From the first line of the listing below, retype each line up to and including the one with "const weeks = ['4', '8', '12', '16', '35', '40'];"; pictures stay out.

• INFORMATION PROVIDED:
##########

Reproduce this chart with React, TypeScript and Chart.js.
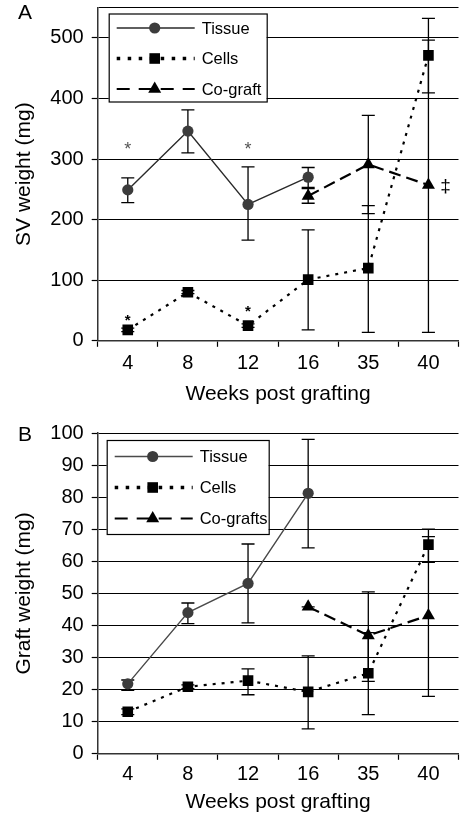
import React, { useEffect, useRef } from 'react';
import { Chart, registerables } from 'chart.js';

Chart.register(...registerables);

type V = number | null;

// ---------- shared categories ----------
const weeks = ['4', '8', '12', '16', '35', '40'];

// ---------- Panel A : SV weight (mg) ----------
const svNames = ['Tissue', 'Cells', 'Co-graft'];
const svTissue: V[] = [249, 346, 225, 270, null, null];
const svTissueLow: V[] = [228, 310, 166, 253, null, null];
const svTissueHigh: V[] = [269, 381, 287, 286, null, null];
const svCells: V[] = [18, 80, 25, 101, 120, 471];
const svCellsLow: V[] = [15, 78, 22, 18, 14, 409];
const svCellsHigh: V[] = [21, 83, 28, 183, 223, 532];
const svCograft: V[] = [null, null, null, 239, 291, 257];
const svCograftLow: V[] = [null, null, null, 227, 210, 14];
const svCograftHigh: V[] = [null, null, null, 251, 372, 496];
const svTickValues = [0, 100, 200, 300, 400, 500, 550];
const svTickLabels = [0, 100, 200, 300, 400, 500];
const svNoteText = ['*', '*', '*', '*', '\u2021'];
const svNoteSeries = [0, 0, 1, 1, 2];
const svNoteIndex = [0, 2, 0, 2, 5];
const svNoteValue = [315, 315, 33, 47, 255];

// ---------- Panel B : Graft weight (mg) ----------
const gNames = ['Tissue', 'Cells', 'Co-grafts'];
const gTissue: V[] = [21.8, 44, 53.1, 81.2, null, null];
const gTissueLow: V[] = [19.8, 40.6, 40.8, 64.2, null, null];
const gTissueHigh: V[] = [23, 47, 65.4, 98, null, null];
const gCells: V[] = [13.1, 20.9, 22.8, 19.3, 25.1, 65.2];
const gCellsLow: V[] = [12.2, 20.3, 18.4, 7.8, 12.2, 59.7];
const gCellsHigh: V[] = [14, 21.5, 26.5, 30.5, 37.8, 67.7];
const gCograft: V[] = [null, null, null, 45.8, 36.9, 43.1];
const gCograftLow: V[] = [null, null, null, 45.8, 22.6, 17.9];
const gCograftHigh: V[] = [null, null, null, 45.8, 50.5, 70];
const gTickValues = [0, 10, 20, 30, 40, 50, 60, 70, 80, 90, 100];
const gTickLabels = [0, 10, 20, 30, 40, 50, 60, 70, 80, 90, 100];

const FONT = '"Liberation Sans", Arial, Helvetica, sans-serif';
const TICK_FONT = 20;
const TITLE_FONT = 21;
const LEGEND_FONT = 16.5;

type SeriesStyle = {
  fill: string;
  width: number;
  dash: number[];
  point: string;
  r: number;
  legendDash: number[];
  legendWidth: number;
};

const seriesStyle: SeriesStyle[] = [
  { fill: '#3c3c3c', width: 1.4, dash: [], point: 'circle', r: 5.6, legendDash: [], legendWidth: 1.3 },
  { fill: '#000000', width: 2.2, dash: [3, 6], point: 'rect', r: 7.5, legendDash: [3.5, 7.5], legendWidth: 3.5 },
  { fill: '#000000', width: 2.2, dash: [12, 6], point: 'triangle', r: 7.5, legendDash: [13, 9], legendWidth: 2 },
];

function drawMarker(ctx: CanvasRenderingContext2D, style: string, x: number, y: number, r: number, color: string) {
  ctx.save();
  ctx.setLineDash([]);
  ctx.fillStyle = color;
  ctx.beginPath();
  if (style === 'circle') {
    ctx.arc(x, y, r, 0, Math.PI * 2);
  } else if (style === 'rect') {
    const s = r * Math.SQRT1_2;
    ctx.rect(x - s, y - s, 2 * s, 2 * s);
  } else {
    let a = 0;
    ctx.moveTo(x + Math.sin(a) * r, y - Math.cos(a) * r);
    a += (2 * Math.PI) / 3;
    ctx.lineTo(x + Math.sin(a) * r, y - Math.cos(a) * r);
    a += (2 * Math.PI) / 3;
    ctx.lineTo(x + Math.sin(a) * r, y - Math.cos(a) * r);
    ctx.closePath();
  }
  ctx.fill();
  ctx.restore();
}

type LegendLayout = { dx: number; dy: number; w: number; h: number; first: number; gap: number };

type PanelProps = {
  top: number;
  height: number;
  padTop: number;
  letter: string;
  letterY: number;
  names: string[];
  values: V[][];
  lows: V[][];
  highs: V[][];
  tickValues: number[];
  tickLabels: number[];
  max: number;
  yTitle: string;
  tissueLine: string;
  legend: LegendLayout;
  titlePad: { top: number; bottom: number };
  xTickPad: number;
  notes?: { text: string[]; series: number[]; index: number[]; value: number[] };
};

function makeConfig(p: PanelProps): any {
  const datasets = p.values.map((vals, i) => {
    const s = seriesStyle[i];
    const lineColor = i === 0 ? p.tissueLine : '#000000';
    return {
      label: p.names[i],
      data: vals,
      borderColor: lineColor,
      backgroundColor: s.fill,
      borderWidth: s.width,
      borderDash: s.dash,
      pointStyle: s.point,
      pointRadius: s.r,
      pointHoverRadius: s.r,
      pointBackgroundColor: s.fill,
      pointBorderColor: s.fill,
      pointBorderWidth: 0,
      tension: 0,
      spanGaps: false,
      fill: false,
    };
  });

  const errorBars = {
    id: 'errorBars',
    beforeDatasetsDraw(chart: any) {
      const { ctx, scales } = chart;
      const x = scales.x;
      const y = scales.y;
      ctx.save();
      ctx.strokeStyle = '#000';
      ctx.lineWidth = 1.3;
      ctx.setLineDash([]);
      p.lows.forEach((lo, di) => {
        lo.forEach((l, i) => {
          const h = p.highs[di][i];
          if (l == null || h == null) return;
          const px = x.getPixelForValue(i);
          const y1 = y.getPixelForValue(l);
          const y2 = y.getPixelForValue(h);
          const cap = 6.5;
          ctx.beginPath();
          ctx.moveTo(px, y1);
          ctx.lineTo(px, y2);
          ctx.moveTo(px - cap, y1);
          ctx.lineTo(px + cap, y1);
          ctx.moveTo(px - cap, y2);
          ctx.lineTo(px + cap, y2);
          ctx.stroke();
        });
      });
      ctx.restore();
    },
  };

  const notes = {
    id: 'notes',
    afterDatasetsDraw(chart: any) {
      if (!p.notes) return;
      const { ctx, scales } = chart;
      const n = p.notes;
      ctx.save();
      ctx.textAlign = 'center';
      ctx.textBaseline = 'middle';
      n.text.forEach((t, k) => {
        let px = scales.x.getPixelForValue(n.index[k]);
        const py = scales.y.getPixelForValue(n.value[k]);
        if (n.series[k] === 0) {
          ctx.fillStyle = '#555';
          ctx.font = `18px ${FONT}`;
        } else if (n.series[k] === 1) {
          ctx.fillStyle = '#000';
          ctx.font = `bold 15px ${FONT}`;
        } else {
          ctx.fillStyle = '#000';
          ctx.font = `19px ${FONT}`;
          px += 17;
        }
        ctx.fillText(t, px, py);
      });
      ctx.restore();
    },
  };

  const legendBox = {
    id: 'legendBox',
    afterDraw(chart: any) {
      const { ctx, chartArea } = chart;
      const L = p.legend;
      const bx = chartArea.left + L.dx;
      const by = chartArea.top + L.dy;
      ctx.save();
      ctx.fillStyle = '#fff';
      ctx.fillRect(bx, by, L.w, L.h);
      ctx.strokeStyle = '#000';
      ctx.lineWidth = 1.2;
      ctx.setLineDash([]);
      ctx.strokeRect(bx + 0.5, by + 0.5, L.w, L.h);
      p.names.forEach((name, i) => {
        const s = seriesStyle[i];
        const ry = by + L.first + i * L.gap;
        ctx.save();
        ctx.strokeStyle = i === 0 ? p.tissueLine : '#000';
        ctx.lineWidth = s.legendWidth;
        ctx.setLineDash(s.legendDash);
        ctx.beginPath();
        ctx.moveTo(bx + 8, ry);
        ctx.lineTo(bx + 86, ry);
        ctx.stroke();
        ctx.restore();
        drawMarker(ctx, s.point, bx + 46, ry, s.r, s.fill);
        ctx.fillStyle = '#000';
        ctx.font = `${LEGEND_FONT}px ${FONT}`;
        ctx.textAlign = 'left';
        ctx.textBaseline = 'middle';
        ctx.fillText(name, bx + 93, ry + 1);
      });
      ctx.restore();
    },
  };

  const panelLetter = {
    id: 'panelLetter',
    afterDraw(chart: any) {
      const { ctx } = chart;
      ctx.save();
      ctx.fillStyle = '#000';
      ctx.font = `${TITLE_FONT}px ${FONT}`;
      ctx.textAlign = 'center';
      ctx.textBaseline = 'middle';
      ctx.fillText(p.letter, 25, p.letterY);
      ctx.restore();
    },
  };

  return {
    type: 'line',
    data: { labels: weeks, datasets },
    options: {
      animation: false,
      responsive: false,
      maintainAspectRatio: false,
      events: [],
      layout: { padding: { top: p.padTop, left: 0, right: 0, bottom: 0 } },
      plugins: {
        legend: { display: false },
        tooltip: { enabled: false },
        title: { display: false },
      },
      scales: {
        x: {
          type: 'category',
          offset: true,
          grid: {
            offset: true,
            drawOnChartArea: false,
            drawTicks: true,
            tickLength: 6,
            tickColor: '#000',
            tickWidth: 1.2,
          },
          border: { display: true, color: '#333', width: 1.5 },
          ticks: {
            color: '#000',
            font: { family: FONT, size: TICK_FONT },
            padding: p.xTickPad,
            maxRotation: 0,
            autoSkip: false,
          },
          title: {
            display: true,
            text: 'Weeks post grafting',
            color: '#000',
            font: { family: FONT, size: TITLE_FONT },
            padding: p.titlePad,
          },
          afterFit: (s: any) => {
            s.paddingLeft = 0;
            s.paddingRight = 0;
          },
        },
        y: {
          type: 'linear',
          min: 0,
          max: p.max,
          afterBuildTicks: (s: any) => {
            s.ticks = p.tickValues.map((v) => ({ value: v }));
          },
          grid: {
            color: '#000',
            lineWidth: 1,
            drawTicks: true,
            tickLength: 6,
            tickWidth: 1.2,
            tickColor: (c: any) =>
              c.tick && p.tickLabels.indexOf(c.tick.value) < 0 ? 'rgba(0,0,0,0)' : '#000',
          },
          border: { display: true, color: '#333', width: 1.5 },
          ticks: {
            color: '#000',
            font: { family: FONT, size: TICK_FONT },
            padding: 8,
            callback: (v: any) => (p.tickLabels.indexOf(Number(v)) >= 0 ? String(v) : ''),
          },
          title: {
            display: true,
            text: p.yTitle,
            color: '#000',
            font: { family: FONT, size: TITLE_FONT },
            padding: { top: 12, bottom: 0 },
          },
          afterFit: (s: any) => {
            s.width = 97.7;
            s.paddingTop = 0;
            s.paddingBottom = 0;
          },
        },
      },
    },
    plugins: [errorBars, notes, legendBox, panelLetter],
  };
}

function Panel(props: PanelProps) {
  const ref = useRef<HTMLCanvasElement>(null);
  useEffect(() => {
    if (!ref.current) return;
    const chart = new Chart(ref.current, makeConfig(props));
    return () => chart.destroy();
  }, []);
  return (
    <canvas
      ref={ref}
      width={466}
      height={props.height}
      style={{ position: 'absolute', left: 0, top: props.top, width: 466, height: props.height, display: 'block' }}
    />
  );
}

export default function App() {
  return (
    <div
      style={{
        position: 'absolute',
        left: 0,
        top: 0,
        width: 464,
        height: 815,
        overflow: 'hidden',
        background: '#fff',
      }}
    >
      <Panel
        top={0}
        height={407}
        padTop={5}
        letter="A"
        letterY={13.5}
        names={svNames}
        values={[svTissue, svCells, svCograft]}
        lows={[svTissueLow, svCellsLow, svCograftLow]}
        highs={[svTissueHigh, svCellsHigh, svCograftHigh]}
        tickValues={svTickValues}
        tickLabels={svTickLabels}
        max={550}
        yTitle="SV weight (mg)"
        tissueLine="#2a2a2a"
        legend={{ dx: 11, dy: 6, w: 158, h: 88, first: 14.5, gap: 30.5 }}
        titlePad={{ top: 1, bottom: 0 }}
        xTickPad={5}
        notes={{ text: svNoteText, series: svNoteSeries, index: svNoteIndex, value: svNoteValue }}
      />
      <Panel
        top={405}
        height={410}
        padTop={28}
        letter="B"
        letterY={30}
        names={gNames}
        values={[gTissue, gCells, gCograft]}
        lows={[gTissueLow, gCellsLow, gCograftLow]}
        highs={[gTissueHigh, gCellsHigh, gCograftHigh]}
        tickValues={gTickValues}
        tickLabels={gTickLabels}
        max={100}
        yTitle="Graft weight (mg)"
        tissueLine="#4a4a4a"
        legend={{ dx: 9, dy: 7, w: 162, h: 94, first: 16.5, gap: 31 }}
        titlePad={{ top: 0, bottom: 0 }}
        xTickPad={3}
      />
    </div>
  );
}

##########

• WRITTEN RESPONSE:
Reproduce this chart with React, TypeScript and Chart.js.
import React, { useEffect, useRef } from 'react';
import { Chart, registerables } from 'chart.js';

Chart.register(...registerables);

type V = number | null;

// ---------- shared categories ----------
const weeks = ['4', '8', '12', '16', '35', '40'];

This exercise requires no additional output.